1971年2月17日 真岡銃砲店襲撃事件・その1(革命左派) |   連合赤軍事件スクラップブック (あさま山荘事件、リンチ殺人事件、新聞記事)

■1971年2月17日 真岡銃砲店襲撃事件(朝日)


連合赤軍事件スクラップブック (あさま山荘事件、リンチ殺人事件、新聞記事)-1971-02-17 朝日 真岡銃砲店襲撃



 17日午前二時ごろ栃木県真岡(もうか)市の銃砲店に来るまで乗りつけた学生風の男3人が押し入り、一家4人をしばりあげ、散弾銃10丁、空気銃1丁、散弾500発を奪って逃走した。

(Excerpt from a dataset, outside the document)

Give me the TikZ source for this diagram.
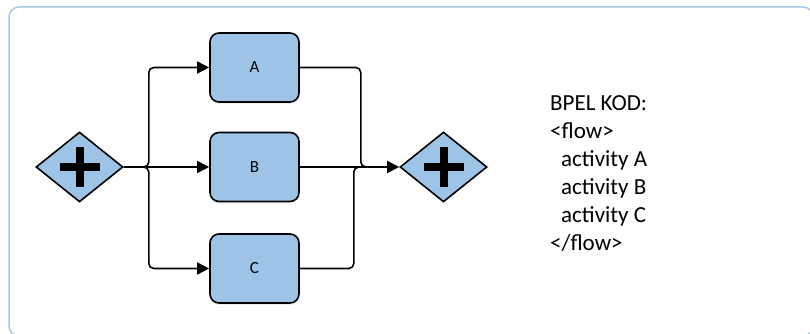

栃木県警は猟銃強盗傷人事件として捜査本部を置き、隣接各都県に緊急手配していたが、同朝4時過ぎ、東京都北区岩淵の国道でライトバンに乗った男2人が検問を突破して逃走、同8時過ぎ検問所近くにひそんでいるところをつかまった。1人はさきに羽田空港突入事件を起こした過激派集団「京浜安保共闘」の活動家である横浜国大生で、車は前夜茨城県笠間市内で盗まれたものとわかったが、奪われた銃と弾丸はなかった。同日午後襲われた銃砲店主が捕まった2人と対面したところ「似ている」と証言した。警視庁公安部では、各種の情報から猟銃奪取事件を過激派集団による犯行とほぼ断定、関東一円で7千人以上の大捜査網をしき、残る1人と猟銃の行方を捜している。

 上赤塚交番襲撃に失敗した彼らは、直ちに銃砲店からの銃奪取に取り組んだのではない。まず赤軍派に銃の要請をしたがあいまいな回答で拒否され、ついで寺岡がヤクザと交渉したが断られてしまった。ハンターの猟銃を狙ってみたが猟犬がいるのであきらめ、それでしかたなく民間の小さな銃砲店を襲撃することに決定したのである。


 これは「人民のものは針1本、糸一筋もとらない」という毛沢東思想に反する。中島衡平が疑問を呈するが、坂口は「銃砲店は警察権力と一体化しているので、その末端機関とみなすべきだ」と押し切っている。犯行に使う車も盗品なのだが・・・。


 奪取したのは猟銃10丁、空気銃1丁、散弾2300発であった。この銃はあさま山荘の銃撃戦で使われることになる。実行メンバーは、寺岡恒一、吉野雅邦、雪野健作、瀬木政児、尾崎康夫、中島衡平の6名。坂口が実行メンバーに入っていないのには理由があった。


 決行の2,3日前に永田さんが私(坂口)に、「あなたが実行メンバーになって万が一逮捕されたときには、私と中島さんの2人しか残らないことになる。彼と一緒ではとてもやっていけない」と言い出した。寺尾君にも同じ趣旨の話をすると、彼の提案で私は中島君と交代することになった。
(坂口弘・「あさま山荘1972(上)」)

 逃走中、尾崎康夫、中島衡平が事故を起こしてしまい車を捨てて逃げたが、警察犬に発見されてしまい逮捕された。尾崎の免許証から、革命左派の犯行であることが判明した。


 当然ながら、この事件で、関東一円に大捜査網が敷かれ、アパートローラー作戦も展開された。東京だけで、パトカー460台、捜査員7700名が動員された。


 これが逃避行の始まりだった。銃奪取には成功したものの、はたしてこの闘争は勝利といえるのだろうか。この事件から革命左派は敗走に敗走を重ねることになる。それはあさま山荘まで続くのであった。